High Availability in Business and Premium plans
To achieve high availability in business and premium plans, Aiven for
OpenSearch configures your indices to have at least one replica. You
will want to choose a cloud region with at least three availability
zones to ensure that the primary and replica shards will not be down at
the same time. The setting that controls the replication factor in index
settings is called number_of_replicas
. Having its value as 1 is enough
to have your data resilient to an outage in a single zone, and setting
it to higher values will add tolerance for more availability zone
failures.
Cluster nodes in business and premium plans are distributed evenly across availability zones in a cloud region. Moreover, each node is configured to be aware of its zone. Therefore a primary copy of your data and a replica copy will be allocated on the nodes in different availability zones.
Aiven platform constantly monitors all nodes in an OpenSearch cluster. When a node stops responding to a health check for sufficiently long time, Aiven platform starts a replacement node, waits for the node to start, and replaces the failed node with the new node in the cluster's configuration.

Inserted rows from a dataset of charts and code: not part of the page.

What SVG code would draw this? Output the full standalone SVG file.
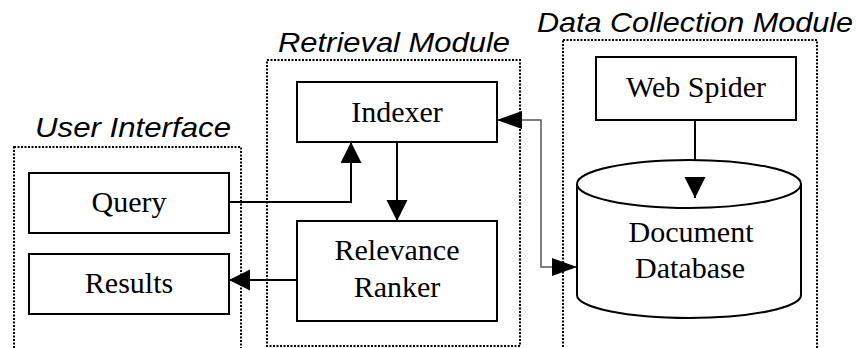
<svg xmlns="http://www.w3.org/2000/svg" width="858" height="348" viewBox="0 0 858 348">
<style>
.bg{fill:#fff}
.grp{fill:none;stroke:#000;stroke-width:2;stroke-dasharray:2 1.5}
.box{fill:#fff;stroke:#000;stroke-width:2}
.t{font-family:"Liberation Serif","Times New Roman",serif;font-size:30px;fill:#000;text-anchor:middle}
.h{font-family:"Liberation Sans",Arial,sans-serif;font-size:28px;font-style:italic;fill:#000}
.c{fill:none;stroke:#000;stroke-width:2}
.g{fill:none;stroke:#555;stroke-width:1.5}
</style>
<defs>
<marker id="ah" markerUnits="userSpaceOnUse" markerWidth="22" markerHeight="22" refX="21" refY="10.5" orient="auto-start-reverse" viewBox="0 0 22 22">
<path d="M0,0 L21,10.5 L0,21 z" fill="#000"/>
</marker>
<marker id="ag" markerUnits="userSpaceOnUse" markerWidth="26" markerHeight="20" refX="25" refY="9" orient="auto-start-reverse" viewBox="0 0 26 20">
<path d="M0,0 L25,9 L0,18 z" fill="#000"/>
</marker>
</defs>
<rect class="bg" x="0" y="0" width="858" height="348"/>

<g id="user-interface">
<rect class="grp" x="14" y="147" width="227" height="220"/>
<text class="h" x="35" y="137" textLength="196" lengthAdjust="spacingAndGlyphs">User Interface</text>
</g>
<g id="retrieval-module">
<rect class="grp" x="267" y="60" width="253" height="286"/>
<text class="h" x="278" y="52" textLength="232" lengthAdjust="spacingAndGlyphs">Retrieval Module</text>
</g>
<g id="data-collection-module">
<rect class="grp" x="563" y="40" width="254" height="330"/>
<text class="h" x="537" y="32" textLength="316" lengthAdjust="spacingAndGlyphs">Data Collection Module</text>
</g>

<g id="connectors">
<polyline class="c" points="229,202 351,202 351,142" marker-end="url(#ah)"/>
<line class="c" x1="397" y1="142" x2="397" y2="221" marker-end="url(#ah)"/>
<line class="c" x1="297" y1="280" x2="229" y2="280" marker-end="url(#ah)"/>
<polyline class="g" points="497,120 541,120 541,267 577,267" marker-start="url(#ag)" marker-end="url(#ag)"/>
<line class="c" x1="695" y1="120" x2="695" y2="198" marker-end="url(#ah)"/>
</g>

<g id="query">
<rect class="box" x="29" y="173" width="200" height="60"/>
<text class="t" x="129" y="212">Query</text>
</g>
<g id="results">
<rect class="box" x="29" y="254" width="200" height="60"/>
<text class="t" x="129" y="293">Results</text>
</g>
<g id="indexer">
<rect class="box" x="297" y="82" width="200" height="60"/>
<text class="t" x="397" y="122">Indexer</text>
</g>
<g id="relevance-ranker">
<rect class="box" x="297" y="221" width="200" height="100"/>
<text class="t" x="397" y="260">Relevance</text>
<text class="t" x="397" y="297">Ranker</text>
</g>
<g id="web-spider">
<rect class="box" x="596" y="57" width="200" height="63"/>
<text class="t" x="696" y="97">Web Spider</text>
</g>
<g id="document-database">
<path class="box" d="M577,184 L577,295 A112,23 0 0 0 801,295 L801,184"/>
<ellipse class="box" cx="689" cy="184" rx="112" ry="24" fill="none"/>
<line class="c" x1="695" y1="184" x2="695" y2="198" marker-end="url(#ah)"/>
<text class="t" x="691" y="242">Document</text>
<text class="t" x="690" y="278">Database</text>
</g>
</svg>
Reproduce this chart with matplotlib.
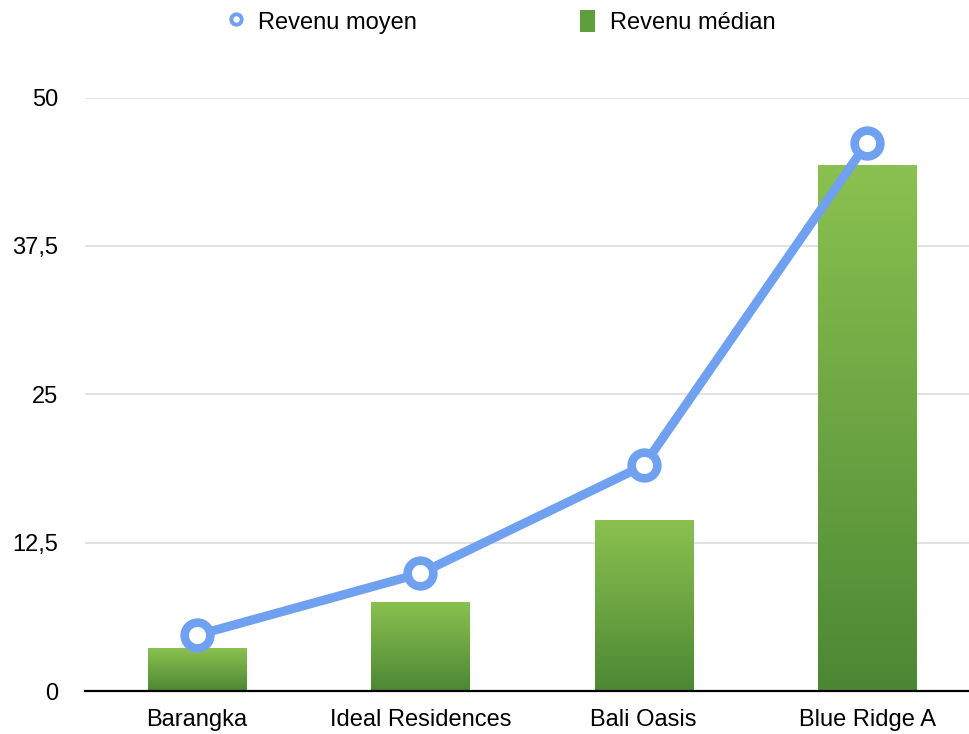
import numpy as np
import matplotlib
matplotlib.use("Agg")
import matplotlib.pyplot as plt
from matplotlib.colors import LinearSegmentedColormap
from matplotlib.patches import Rectangle
from matplotlib.lines import Line2D

plt.rcParams['font.family'] = ['Liberation Sans', 'DejaVu Sans']

categories = ["Barangka", "Ideal Residences", "Bali Oasis", "Blue Ridge A"]
revenu_median = [3.6, 7.5, 14.4, 44.3]
revenu_moyen = [4.7, 9.9, 19.0, 46.2]
yticks = [0, 12.5, 25, 37.5, 50]
ytick_labels = ["0", "12,5", "25", "37,5", "50"]

W, H = 969, 734
fig = plt.figure(figsize=(W / 100, H / 100), dpi=100)
left_px, right_px = 85, 969
bottom_px, top_px = 734 - 691, 734 - 97.5
ax = fig.add_axes([left_px / W, bottom_px / H, (right_px - left_px) / W, (top_px - bottom_px) / H])

x = np.arange(len(categories))
ax.set_xlim(-0.5, -0.5 + (right_px - left_px) / 223.5)
ax.set_ylim(0, 50)

for s in ax.spines.values():
    s.set_visible(False)
ax.axhline(0, color='black', lw=1.6, zorder=5, clip_on=False)
for t in yticks[1:]:
    ax.axhline(t, color='#dddddd', lw=1.2, zorder=0)

cmap = LinearSegmentedColormap.from_list('g', ['#4c8834', '#8bc150'])
grad = np.linspace(0, 1, 256).reshape(-1, 1)
bw = 0.44
bars = ax.bar(x, revenu_median, width=bw, color='none', edgecolor='none', zorder=2)
for b in bars:
    bx, by = b.get_x(), b.get_y()
    bh = b.get_height()
    im = ax.imshow(grad, cmap=cmap, aspect='auto', origin='lower',
                   extent=[bx, bx + bw, by, by + bh], zorder=2)
    im.set_clip_path(b)

ax.plot(x, revenu_moyen, color='#6fa1f0', lw=6.5, marker='o', markersize=18.5,
        markerfacecolor='white', markeredgecolor='#6fa1f0', markeredgewidth=6.2,
        zorder=4, clip_on=False, solid_capstyle='round')

ax.set_xticks(x)
ax.set_xticklabels(categories, fontsize=17)
ax.set_yticks(yticks)
ax.set_yticklabels(ytick_labels, fontsize=17)
ax.tick_params(axis='both', length=0)
ax.tick_params(axis='y', pad=19.5)
ax.tick_params(axis='x', pad=13)

h1 = Line2D([], [], color='#6fa1f0', lw=0, marker='o', markersize=7.5,
            markerfacecolor='white', markeredgecolor='#6fa1f0', markeredgewidth=2.8)
h2 = Rectangle((0, 0), 1, 1, facecolor='#5f9e3c', edgecolor='none')
leg = fig.legend([h1, h2], ["Revenu moyen", "Revenu médian"], loc='center',
                 bbox_to_anchor=(502 / W, 1 - 22 / H), ncol=2, frameon=False,
                 fontsize=17, columnspacing=6.9, handlelength=0.65, handletextpad=0.6,
                 handleheight=1.1)

fig.savefig("out.png", dpi=100)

The amount of time it takes for a new node to become fully operational depends mainly on the used cloud region and the amount of data that needs to be copied from primary shards. However, in a multi-node cluster on a Business or Premium plan all the nodes with in-sync shards will keep responding to client requests even before the new node is fully operational. Moreover, for every primary shard on the lost node, the cluster promotes one in-sync replica shard. Write requests from the clients will be routed to the promoted shards. All of this is automatic and requires no administrator intervention.
Single-node Hobbyist and Startup service plans
Losing the only node from the service starts the automatic process of creating a new replacement node. The new node starts up, restores its state from the latest available backup and resumes serving customers. Since there was just a single node providing the service, the service will be unavailable for the duration of the restore operation. All the write operations made since the last backup are lost.